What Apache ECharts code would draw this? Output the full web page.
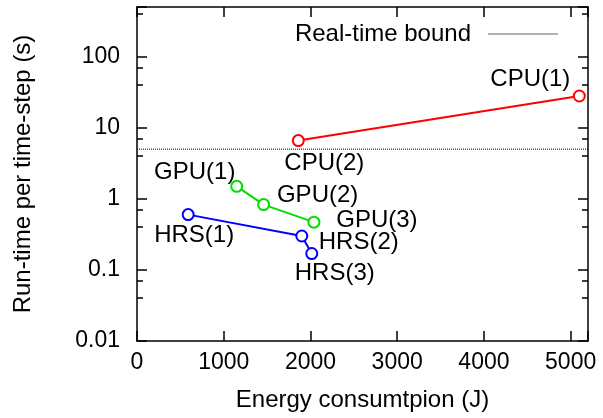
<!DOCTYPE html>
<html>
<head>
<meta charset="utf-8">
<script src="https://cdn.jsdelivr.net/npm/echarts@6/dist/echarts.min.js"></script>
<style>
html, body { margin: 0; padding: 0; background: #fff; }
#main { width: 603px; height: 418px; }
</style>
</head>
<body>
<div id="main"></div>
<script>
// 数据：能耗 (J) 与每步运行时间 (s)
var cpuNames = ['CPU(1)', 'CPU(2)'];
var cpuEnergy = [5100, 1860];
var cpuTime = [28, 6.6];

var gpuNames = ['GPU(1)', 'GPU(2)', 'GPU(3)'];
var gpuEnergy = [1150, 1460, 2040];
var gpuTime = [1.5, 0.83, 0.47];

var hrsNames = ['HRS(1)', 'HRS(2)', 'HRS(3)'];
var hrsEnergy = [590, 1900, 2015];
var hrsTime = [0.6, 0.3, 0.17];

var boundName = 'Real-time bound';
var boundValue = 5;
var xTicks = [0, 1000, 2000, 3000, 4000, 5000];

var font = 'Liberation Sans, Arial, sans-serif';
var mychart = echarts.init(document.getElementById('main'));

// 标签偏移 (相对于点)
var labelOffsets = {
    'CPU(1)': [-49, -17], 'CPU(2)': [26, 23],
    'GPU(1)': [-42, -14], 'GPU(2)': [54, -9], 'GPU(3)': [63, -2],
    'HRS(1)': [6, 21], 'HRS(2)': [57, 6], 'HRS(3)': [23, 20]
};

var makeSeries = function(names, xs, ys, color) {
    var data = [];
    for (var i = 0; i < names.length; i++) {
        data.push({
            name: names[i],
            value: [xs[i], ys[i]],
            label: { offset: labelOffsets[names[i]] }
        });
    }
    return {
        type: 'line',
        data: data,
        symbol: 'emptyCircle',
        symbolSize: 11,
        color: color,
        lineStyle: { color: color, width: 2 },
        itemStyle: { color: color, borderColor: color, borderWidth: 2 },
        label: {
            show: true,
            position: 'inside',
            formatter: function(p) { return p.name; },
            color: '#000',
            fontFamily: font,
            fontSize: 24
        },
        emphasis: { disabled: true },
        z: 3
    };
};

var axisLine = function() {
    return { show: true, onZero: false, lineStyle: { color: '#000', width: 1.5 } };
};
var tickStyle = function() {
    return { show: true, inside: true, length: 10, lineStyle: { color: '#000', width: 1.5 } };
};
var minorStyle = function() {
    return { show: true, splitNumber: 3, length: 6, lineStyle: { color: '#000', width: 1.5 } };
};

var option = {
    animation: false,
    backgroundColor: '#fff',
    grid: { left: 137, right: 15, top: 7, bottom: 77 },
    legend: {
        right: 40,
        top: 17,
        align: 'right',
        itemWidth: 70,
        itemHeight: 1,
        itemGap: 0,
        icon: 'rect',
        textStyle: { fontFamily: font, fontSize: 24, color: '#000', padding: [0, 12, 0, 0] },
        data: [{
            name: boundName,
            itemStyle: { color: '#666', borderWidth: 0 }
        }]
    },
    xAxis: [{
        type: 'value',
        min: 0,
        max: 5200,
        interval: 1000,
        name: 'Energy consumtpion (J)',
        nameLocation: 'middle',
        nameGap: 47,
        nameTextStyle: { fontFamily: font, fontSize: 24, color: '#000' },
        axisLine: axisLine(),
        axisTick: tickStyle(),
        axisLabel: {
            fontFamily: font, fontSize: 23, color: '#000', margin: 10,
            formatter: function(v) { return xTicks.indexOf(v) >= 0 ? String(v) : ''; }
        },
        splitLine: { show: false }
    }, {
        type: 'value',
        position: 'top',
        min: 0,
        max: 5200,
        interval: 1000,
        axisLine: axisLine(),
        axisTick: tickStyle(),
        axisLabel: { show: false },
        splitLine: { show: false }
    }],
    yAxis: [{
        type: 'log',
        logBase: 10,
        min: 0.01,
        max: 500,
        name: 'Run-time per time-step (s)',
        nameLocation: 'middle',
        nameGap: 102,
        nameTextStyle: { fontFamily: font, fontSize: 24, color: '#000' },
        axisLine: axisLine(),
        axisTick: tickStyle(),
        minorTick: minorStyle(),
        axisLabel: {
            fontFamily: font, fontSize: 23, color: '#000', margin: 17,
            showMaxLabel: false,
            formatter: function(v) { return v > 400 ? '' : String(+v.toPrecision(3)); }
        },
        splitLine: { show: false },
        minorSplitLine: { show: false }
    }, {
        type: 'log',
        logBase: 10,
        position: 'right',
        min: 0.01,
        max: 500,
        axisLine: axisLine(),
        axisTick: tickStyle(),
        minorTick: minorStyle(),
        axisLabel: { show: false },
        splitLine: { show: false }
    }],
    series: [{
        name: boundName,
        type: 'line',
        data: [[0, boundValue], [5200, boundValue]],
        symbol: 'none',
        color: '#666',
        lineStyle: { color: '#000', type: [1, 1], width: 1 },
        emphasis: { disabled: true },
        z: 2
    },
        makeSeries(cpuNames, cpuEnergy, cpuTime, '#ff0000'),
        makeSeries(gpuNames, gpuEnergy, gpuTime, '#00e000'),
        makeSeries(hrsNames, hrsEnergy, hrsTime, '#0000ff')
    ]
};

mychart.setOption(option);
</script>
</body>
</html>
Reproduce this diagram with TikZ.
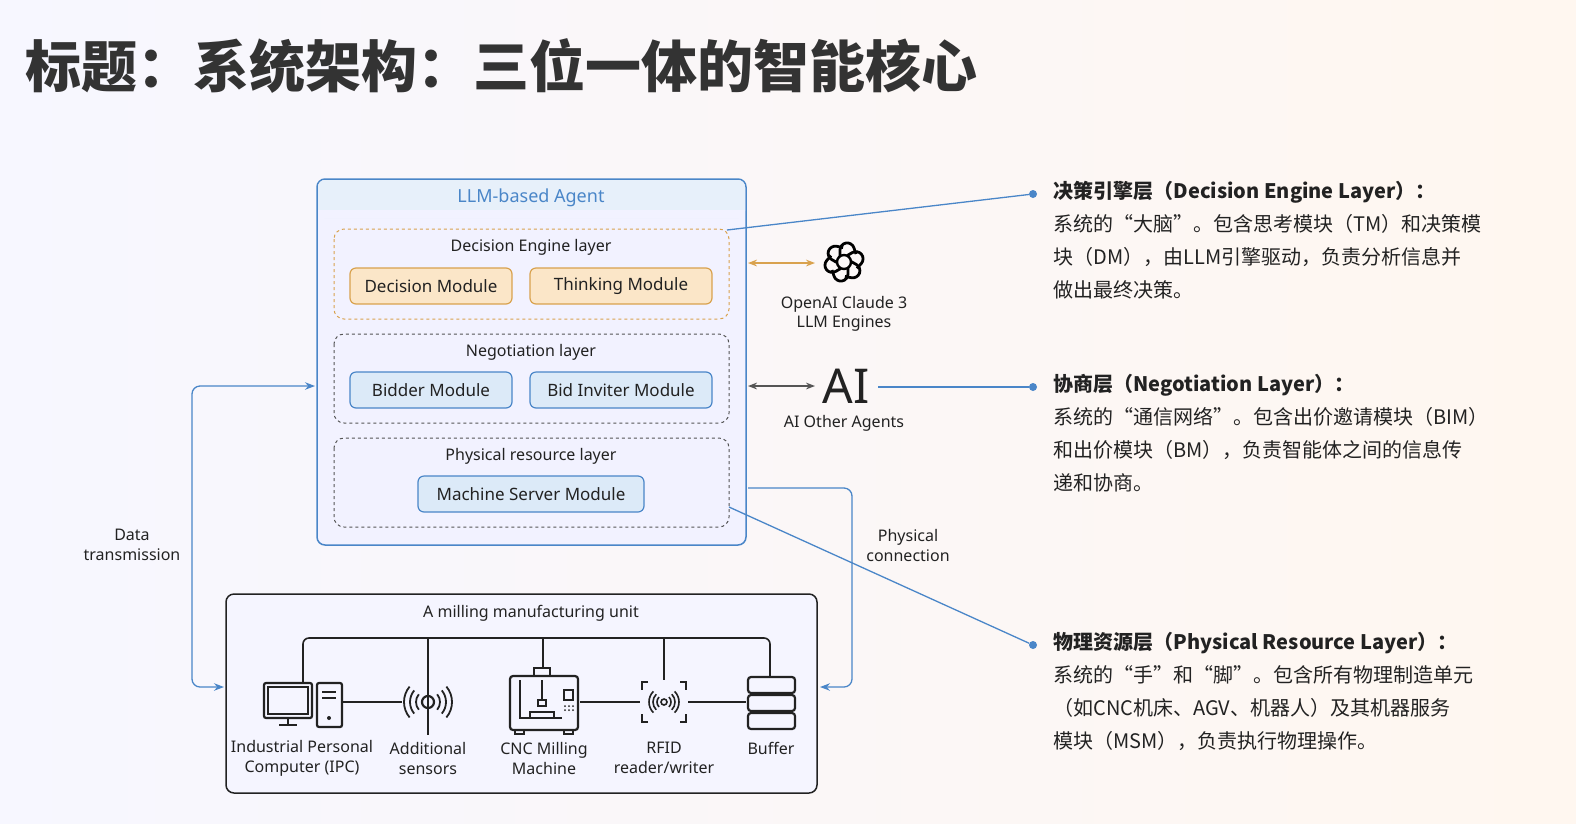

================================

_To be done_:
The pictures should not be reproduced; quote all of the other material exactly.

_Solution_:
What Apache ECharts code would draw this? Output the full web page.
<!DOCTYPE html>
<html>
<head>
<meta charset="utf-8">
<script src="https://cdn.jsdelivr.net/npm/echarts@6/dist/echarts.min.js"></script>
<style>
html, body { margin: 0; padding: 0; background: #fff; }
#main { width: 603px; height: 418px; }
</style>
</head>
<body>
<div id="main"></div>
<script>
// 数据：能耗 (J) 与每步运行时间 (s)
var cpuNames = ['CPU(1)', 'CPU(2)'];
var cpuEnergy = [5100, 1860];
var cpuTime = [28, 6.6];

var gpuNames = ['GPU(1)', 'GPU(2)', 'GPU(3)'];
var gpuEnergy = [1150, 1460, 2040];
var gpuTime = [1.5, 0.83, 0.47];

var hrsNames = ['HRS(1)', 'HRS(2)', 'HRS(3)'];
var hrsEnergy = [590, 1900, 2015];
var hrsTime = [0.6, 0.3, 0.17];

var boundName = 'Real-time bound';
var boundValue = 5;
var xTicks = [0, 1000, 2000, 3000, 4000, 5000];

var font = 'Liberation Sans, Arial, sans-serif';
var mychart = echarts.init(document.getElementById('main'));

// 标签偏移 (相对于点)
var labelOffsets = {
    'CPU(1)': [-49, -17], 'CPU(2)': [26, 23],
    'GPU(1)': [-42, -14], 'GPU(2)': [54, -9], 'GPU(3)': [63, -2],
    'HRS(1)': [6, 21], 'HRS(2)': [57, 6], 'HRS(3)': [23, 20]
};

var makeSeries = function(names, xs, ys, color) {
    var data = [];
    for (var i = 0; i < names.length; i++) {
        data.push({
            name: names[i],
            value: [xs[i], ys[i]],
            label: { offset: labelOffsets[names[i]] }
        });
    }
    return {
        type: 'line',
        data: data,
        symbol: 'emptyCircle',
        symbolSize: 11,
        color: color,
        lineStyle: { color: color, width: 2 },
        itemStyle: { color: color, borderColor: color, borderWidth: 2 },
        label: {
            show: true,
            position: 'inside',
            formatter: function(p) { return p.name; },
            color: '#000',
            fontFamily: font,
            fontSize: 24
        },
        emphasis: { disabled: true },
        z: 3
    };
};

var axisLine = function() {
    return { show: true, onZero: false, lineStyle: { color: '#000', width: 1.5 } };
};
var tickStyle = function() {
    return { show: true, inside: true, length: 10, lineStyle: { color: '#000', width: 1.5 } };
};
var minorStyle = function() {
    return { show: true, splitNumber: 3, length: 6, lineStyle: { color: '#000', width: 1.5 } };
};

var option = {
    animation: false,
    backgroundColor: '#fff',
    grid: { left: 137, right: 15, top: 7, bottom: 77 },
    legend: {
        right: 40,
        top: 17,
        align: 'right',
        itemWidth: 70,
        itemHeight: 1,
        itemGap: 0,
        icon: 'rect',
        textStyle: { fontFamily: font, fontSize: 24, color: '#000', padding: [0, 12, 0, 0] },
        data: [{
            name: boundName,
            itemStyle: { color: '#666', borderWidth: 0 }
        }]
    },
    xAxis: [{
        type: 'value',
        min: 0,
        max: 5200,
        interval: 1000,
        name: 'Energy consumtpion (J)',
        nameLocation: 'middle',
        nameGap: 47,
        nameTextStyle: { fontFamily: font, fontSize: 24, color: '#000' },
        axisLine: axisLine(),
        axisTick: tickStyle(),
        axisLabel: {
            fontFamily: font, fontSize: 23, color: '#000', margin: 10,
            formatter: function(v) { return xTicks.indexOf(v) >= 0 ? String(v) : ''; }
        },
        splitLine: { show: false }
    }, {
        type: 'value',
        position: 'top',
        min: 0,
        max: 5200,
        interval: 1000,
        axisLine: axisLine(),
        axisTick: tickStyle(),
        axisLabel: { show: false },
        splitLine: { show: false }
    }],
    yAxis: [{
        type: 'log',
        logBase: 10,
        min: 0.01,
        max: 500,
        name: 'Run-time per time-step (s)',
        nameLocation: 'middle',
        nameGap: 102,
        nameTextStyle: { fontFamily: font, fontSize: 24, color: '#000' },
        axisLine: axisLine(),
        axisTick: tickStyle(),
        minorTick: minorStyle(),
        axisLabel: {
            fontFamily: font, fontSize: 23, color: '#000', margin: 17,
            showMaxLabel: false,
            formatter: function(v) { return v > 400 ? '' : String(+v.toPrecision(3)); }
        },
        splitLine: { show: false },
        minorSplitLine: { show: false }
    }, {
        type: 'log',
        logBase: 10,
        position: 'right',
        min: 0.01,
        max: 500,
        axisLine: axisLine(),
        axisTick: tickStyle(),
        minorTick: minorStyle(),
        axisLabel: { show: false },
        splitLine: { show: false }
    }],
    series: [{
        name: boundName,
        type: 'line',
        data: [[0, boundValue], [5200, boundValue]],
        symbol: 'none',
        color: '#666',
        lineStyle: { color: '#000', type: [1, 1], width: 1 },
        emphasis: { disabled: true },
        z: 2
    },
        makeSeries(cpuNames, cpuEnergy, cpuTime, '#ff0000'),
        makeSeries(gpuNames, gpuEnergy, gpuTime, '#00e000'),
        makeSeries(hrsNames, hrsEnergy, hrsTime, '#0000ff')
    ]
};

mychart.setOption(option);
</script>
</body>
</html>
Reproduce this diagram with TikZ.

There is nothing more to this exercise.